SciPy 2024

My NumPy year: From no CPython C API experience to shipping a new DType in NumPy 2.0
07-10, 13:55–14:25 (US/Pacific), Room 315

Support for string data in NumPy has long been a sore spot for the community. At the beginning of 2023 I was given the task to solve that problem by writing a new UTF-8 variable-length string DType leveraging the new NumPy DType API. I will offer my personal narrative of how I accomplished that goal over the course of 2023 and offer my experience as a model for others to take on difficult projects in the scientific python ecosystem, offering tips for how to get help when needed and contribute productively to an established open source community.
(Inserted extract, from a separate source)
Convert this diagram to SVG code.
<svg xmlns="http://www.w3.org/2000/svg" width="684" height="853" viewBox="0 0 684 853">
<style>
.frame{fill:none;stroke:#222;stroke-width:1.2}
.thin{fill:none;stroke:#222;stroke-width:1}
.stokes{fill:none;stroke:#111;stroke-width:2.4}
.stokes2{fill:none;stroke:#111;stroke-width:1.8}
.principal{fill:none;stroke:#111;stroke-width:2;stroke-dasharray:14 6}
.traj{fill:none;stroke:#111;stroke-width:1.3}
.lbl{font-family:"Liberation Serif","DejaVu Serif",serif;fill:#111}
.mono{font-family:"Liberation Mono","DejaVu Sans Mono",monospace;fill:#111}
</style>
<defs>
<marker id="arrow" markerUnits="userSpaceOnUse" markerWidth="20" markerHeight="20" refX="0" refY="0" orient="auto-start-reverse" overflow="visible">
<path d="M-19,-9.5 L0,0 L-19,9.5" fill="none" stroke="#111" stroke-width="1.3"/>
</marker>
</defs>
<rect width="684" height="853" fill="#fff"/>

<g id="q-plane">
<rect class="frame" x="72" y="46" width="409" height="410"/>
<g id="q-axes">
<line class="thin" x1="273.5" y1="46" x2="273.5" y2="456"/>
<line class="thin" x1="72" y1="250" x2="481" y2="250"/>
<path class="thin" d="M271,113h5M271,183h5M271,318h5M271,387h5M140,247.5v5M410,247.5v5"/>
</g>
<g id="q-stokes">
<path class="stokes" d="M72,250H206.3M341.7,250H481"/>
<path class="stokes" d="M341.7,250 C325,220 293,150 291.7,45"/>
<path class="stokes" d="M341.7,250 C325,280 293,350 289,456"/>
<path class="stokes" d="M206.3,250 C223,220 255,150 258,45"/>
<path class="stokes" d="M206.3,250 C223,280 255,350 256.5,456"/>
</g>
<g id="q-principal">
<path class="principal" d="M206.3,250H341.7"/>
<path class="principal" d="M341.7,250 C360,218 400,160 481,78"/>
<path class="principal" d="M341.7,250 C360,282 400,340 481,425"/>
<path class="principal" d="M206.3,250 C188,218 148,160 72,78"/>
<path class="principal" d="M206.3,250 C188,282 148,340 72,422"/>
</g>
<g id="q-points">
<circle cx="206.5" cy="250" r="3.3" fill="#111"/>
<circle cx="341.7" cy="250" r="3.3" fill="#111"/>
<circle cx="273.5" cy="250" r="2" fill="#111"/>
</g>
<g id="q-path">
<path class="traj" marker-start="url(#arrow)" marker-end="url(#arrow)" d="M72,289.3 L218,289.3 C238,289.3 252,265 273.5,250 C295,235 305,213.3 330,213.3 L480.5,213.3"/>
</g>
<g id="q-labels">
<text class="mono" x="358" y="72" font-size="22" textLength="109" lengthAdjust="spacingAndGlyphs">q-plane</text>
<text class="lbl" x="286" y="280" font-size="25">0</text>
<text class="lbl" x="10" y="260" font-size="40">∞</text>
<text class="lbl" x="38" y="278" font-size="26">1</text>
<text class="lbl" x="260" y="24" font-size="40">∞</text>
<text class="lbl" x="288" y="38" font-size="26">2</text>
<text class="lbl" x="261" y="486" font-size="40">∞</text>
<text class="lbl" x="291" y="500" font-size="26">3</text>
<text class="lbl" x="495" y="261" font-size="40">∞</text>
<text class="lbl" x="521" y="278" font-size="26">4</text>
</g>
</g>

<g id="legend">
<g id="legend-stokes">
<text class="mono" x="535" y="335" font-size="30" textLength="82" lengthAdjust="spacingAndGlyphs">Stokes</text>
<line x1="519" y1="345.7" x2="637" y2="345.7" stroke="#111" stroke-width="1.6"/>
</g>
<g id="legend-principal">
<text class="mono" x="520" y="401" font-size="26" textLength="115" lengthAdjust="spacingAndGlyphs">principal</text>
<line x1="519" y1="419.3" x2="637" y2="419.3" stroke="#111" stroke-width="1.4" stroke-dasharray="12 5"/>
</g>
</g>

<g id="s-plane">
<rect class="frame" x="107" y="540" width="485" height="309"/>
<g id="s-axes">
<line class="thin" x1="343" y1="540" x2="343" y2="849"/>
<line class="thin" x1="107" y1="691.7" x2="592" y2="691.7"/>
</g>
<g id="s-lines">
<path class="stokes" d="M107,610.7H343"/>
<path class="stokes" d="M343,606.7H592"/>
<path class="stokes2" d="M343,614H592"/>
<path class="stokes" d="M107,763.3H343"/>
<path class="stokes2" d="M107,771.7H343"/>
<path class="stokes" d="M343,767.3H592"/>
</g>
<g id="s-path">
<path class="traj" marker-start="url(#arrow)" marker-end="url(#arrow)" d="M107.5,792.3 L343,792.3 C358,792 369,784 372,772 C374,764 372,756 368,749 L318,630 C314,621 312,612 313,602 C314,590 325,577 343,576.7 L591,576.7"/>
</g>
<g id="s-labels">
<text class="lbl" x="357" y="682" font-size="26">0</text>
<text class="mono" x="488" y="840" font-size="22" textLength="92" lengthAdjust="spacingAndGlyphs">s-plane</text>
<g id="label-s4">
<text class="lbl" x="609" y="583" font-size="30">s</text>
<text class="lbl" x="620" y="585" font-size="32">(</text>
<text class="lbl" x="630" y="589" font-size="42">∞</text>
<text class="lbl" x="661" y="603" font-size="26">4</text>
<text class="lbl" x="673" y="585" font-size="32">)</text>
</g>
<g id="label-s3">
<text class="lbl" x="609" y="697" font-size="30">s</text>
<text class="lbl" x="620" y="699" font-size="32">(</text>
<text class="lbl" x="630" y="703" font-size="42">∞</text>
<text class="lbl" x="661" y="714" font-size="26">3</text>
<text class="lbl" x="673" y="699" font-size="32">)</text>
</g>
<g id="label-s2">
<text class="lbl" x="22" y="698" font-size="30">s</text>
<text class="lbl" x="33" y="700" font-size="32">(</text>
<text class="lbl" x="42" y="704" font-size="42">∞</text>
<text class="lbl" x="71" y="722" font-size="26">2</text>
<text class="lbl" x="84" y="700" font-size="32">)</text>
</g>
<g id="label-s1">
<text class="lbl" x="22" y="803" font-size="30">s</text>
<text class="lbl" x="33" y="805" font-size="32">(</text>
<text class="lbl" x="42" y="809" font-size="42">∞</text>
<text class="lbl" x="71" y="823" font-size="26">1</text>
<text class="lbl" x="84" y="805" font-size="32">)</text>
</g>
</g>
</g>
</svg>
I have three goals for presenting my work to the community at SciPy. My primary goal is to explain how I went from zero experience with the CPython C API to becoming a NumPy maintainer and shipping a big new feature in a little more than a year. I want to offer my anecdote of how to pull off these kinds of efforts given an opportunity and sufficient motivation. Additionally, I want to explain and demonstrate a big new feature for NumPy to the community - support for NumPy arrays containing variable-width UTF-8 encoded strings. I also want to make the community aware that writing non-trivial DTypes outside of NumPy is now possible using the new DType API shipping in NumPy 2.0.

I will first give an overview of the state of support for string data in NumPy before the 2.0 release, highlighting the performance, memory usage, and usability problems inherent in only offering support for fixed-width ASCII or 32-bit unicode character strings. I'll describe how the community has worked around this limitation in packages like Pandas and scikit-learn, and how after waiting years for someone to take an interest and fix this independently, community stakeholders came together and proposed to NASA to, among other things, fund adding a new variable-width string DType to NumPy.

I will explain how I overcame my initial trepidation and pre-existing fear of understanding the C core of NumPy by starting with small goals, meeting them, and starting again with something more ambitious. I will explain how I got involved in the NumPy community, found how to ask questions in a way that would get me the answers I needed, and eventually grew comfortable working with the guts of NumPy. My goal will be to model to the audience that they too can do this and that it is possible to take on an enormous, complicated codebase like NumPy and become comfortable with it.

Next, I will introduce the new NumPy DType API at a high level and explain how it can be used to define a NumPy data type outside of NumPy. I will highlight that the API is now generally available and there's a lot of low-hanging fruit for community-defined data types to be implemented and possibly upstreamed to NumPy once a need has been demonstrated.

I will then explain the design of StringDType at a high level and outline its structure and how I incrementally implemented it. I will present benchmarks demonstrating that it is faster and more memory-efficient than the unicode fixed-width string DType and object arrays of Python strings and show usage examples that demonstrate the features of the DType, including native support for missing data.

The final part of the talk will discuss efforts to aid community adoption of the DType, including support for the new DType in Pandas.

I am a software engineer at Quansight Labs where I help maintain NumPy and contribute to open source software on behalf of consulting clients. My background is in astrophysics, I completed my PhD in 2015 at UC Santa Cruz and worked as a postdoc and research scientist at the University of Illinois. During my academic career I become increasingly involved in community open source projects, contributing to projects across the scientific python ecosystem and as a maintainer of the yt project. Since then I've transitioned from academia to industry, but I still believe strongly in open science and the importance of community research software to building reproducible scientific workflows.